— begin Material provided —

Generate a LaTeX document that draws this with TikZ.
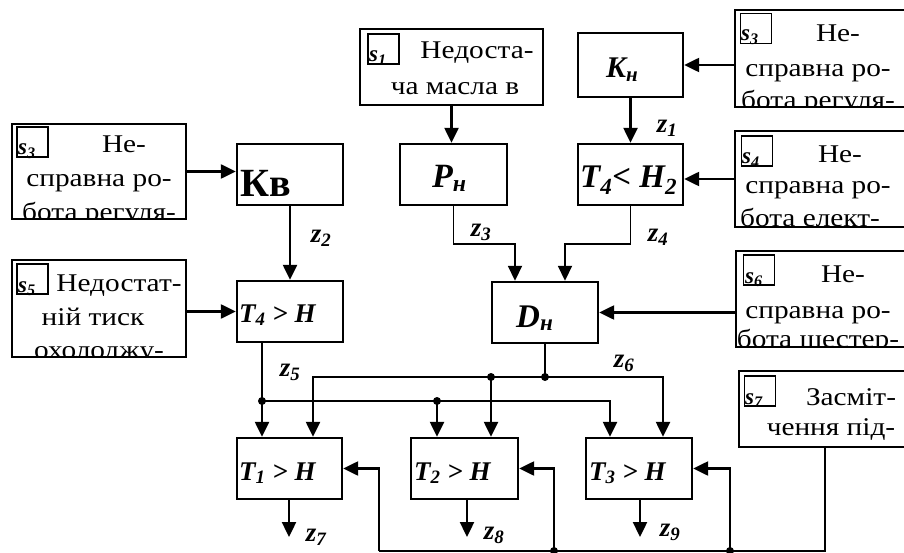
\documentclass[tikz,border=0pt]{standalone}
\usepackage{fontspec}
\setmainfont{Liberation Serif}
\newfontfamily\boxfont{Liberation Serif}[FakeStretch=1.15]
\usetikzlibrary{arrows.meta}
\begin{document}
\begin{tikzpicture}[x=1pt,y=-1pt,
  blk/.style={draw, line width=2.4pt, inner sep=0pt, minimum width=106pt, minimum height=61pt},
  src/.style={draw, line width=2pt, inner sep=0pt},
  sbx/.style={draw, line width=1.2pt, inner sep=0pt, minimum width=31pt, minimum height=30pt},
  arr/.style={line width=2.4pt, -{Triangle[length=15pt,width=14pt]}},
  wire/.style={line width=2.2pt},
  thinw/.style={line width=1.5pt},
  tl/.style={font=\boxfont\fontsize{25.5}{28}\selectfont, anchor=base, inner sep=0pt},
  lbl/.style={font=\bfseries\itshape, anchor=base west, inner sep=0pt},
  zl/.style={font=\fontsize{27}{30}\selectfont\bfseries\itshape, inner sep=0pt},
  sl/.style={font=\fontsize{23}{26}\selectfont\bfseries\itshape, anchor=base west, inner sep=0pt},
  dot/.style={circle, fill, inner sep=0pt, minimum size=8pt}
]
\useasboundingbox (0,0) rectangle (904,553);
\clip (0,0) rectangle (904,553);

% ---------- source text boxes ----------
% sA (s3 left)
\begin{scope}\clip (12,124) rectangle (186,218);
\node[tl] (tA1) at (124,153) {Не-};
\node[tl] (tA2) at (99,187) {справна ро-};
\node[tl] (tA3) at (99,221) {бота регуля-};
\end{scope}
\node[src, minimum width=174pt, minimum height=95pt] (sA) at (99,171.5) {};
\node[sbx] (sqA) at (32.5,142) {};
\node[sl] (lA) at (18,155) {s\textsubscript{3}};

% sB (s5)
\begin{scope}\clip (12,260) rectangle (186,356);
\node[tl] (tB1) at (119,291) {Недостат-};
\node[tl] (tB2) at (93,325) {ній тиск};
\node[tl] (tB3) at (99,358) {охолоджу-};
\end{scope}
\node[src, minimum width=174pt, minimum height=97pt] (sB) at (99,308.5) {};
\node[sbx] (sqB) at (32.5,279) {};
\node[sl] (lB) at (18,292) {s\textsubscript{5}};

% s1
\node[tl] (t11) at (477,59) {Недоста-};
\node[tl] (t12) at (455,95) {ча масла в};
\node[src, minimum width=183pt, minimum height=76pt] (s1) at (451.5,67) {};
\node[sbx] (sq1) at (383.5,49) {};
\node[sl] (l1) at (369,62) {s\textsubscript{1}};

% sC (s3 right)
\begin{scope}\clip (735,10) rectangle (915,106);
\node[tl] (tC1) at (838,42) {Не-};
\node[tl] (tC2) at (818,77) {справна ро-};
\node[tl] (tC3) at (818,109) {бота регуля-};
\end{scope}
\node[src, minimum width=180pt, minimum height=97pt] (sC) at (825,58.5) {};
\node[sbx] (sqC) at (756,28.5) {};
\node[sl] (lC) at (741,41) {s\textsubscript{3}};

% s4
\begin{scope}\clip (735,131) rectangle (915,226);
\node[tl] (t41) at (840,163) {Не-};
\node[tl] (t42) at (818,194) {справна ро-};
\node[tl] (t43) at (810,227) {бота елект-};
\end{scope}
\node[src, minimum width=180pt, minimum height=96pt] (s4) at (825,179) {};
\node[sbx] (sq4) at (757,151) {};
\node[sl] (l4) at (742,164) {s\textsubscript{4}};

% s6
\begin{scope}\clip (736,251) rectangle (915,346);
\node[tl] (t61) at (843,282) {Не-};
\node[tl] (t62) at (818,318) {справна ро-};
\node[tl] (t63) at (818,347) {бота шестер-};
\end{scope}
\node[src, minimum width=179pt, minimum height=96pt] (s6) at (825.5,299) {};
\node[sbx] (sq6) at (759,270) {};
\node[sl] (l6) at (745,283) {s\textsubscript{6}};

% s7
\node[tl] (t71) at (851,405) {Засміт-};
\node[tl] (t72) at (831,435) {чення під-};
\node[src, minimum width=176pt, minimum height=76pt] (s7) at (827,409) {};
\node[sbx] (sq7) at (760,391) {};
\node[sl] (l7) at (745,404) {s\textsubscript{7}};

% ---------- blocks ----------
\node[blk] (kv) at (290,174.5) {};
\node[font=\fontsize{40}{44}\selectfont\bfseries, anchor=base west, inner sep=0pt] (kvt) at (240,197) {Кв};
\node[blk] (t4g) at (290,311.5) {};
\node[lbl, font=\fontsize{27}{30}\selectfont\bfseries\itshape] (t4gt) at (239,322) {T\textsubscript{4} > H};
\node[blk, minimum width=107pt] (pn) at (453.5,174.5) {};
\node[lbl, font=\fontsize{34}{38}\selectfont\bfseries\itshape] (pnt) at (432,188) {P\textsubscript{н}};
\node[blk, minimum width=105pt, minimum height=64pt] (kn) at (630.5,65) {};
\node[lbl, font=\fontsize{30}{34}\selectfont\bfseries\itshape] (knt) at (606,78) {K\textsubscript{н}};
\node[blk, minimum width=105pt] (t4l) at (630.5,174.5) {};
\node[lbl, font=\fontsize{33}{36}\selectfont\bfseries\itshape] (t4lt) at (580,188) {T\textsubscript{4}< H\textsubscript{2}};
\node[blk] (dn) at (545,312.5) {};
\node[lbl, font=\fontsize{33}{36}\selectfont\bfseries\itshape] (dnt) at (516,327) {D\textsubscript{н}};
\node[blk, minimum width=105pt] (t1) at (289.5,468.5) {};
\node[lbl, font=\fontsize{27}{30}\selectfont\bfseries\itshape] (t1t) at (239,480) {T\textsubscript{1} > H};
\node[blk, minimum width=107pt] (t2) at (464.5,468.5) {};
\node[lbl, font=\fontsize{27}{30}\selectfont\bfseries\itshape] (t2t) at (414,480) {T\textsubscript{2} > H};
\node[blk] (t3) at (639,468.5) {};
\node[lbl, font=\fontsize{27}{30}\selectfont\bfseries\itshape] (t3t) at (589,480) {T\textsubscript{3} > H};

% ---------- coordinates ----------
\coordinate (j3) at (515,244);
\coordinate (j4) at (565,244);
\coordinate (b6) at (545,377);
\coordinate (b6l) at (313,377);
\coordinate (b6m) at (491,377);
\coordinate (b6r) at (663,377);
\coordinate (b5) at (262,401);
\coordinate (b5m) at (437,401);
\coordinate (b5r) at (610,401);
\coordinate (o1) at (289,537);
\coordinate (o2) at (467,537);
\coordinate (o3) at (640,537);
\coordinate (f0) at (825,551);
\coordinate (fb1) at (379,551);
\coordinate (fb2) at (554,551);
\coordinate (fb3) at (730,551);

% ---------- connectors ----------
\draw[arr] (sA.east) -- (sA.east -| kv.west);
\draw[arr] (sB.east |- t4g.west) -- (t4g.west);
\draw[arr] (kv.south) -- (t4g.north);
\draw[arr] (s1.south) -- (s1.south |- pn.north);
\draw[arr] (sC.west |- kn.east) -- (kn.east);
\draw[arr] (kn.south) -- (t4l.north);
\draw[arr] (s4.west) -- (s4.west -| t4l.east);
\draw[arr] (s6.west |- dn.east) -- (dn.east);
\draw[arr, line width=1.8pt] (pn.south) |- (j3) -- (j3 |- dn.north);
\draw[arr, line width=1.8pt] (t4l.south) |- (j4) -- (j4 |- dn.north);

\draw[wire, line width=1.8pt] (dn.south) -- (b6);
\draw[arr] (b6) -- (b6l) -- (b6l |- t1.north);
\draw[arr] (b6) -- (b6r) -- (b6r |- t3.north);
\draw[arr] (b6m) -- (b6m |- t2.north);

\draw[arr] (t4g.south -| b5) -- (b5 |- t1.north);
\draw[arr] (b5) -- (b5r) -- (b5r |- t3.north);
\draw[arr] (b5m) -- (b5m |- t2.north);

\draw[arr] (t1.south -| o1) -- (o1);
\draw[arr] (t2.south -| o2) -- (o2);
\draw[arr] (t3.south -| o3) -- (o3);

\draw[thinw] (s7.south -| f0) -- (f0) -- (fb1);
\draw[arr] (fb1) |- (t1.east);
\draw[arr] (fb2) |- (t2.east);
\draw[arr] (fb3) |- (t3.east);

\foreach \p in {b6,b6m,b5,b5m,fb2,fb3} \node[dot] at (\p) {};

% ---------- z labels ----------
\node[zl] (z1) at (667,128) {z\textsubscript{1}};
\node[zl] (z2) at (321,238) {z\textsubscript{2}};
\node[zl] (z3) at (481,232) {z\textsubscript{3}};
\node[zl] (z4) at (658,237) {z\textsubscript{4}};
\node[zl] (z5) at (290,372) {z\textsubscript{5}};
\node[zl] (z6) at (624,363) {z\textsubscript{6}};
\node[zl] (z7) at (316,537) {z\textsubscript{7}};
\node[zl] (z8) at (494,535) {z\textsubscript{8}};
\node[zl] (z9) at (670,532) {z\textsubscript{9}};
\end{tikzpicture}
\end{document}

— end Material provided —

Task directions
Repeat, exactly and in full, each line from the start of the data to the line that contains "(l1) at (369,62)". Pictures do not go in.

Expected answer
Generate a LaTeX document that draws this with TikZ.
\documentclass[tikz,border=0pt]{standalone}
\usepackage{fontspec}
\setmainfont{Liberation Serif}
\newfontfamily\boxfont{Liberation Serif}[FakeStretch=1.15]
\usetikzlibrary{arrows.meta}
\begin{document}
\begin{tikzpicture}[x=1pt,y=-1pt,
  blk/.style={draw, line width=2.4pt, inner sep=0pt, minimum width=106pt, minimum height=61pt},
  src/.style={draw, line width=2pt, inner sep=0pt},
  sbx/.style={draw, line width=1.2pt, inner sep=0pt, minimum width=31pt, minimum height=30pt},
  arr/.style={line width=2.4pt, -{Triangle[length=15pt,width=14pt]}},
  wire/.style={line width=2.2pt},
  thinw/.style={line width=1.5pt},
  tl/.style={font=\boxfont\fontsize{25.5}{28}\selectfont, anchor=base, inner sep=0pt},
  lbl/.style={font=\bfseries\itshape, anchor=base west, inner sep=0pt},
  zl/.style={font=\fontsize{27}{30}\selectfont\bfseries\itshape, inner sep=0pt},
  sl/.style={font=\fontsize{23}{26}\selectfont\bfseries\itshape, anchor=base west, inner sep=0pt},
  dot/.style={circle, fill, inner sep=0pt, minimum size=8pt}
]
\useasboundingbox (0,0) rectangle (904,553);
\clip (0,0) rectangle (904,553);

% ---------- source text boxes ----------
% sA (s3 left)
\begin{scope}\clip (12,124) rectangle (186,218);
\node[tl] (tA1) at (124,153) {Не-};
\node[tl] (tA2) at (99,187) {справна ро-};
\node[tl] (tA3) at (99,221) {бота регуля-};
\end{scope}
\node[src, minimum width=174pt, minimum height=95pt] (sA) at (99,171.5) {};
\node[sbx] (sqA) at (32.5,142) {};
\node[sl] (lA) at (18,155) {s\textsubscript{3}};

% sB (s5)
\begin{scope}\clip (12,260) rectangle (186,356);
\node[tl] (tB1) at (119,291) {Недостат-};
\node[tl] (tB2) at (93,325) {ній тиск};
\node[tl] (tB3) at (99,358) {охолоджу-};
\end{scope}
\node[src, minimum width=174pt, minimum height=97pt] (sB) at (99,308.5) {};
\node[sbx] (sqB) at (32.5,279) {};
\node[sl] (lB) at (18,292) {s\textsubscript{5}};

% s1
\node[tl] (t11) at (477,59) {Недоста-};
\node[tl] (t12) at (455,95) {ча масла в};
\node[src, minimum width=183pt, minimum height=76pt] (s1) at (451.5,67) {};
\node[sbx] (sq1) at (383.5,49) {};
\node[sl] (l1) at (369,62) {s\textsubscript{1}};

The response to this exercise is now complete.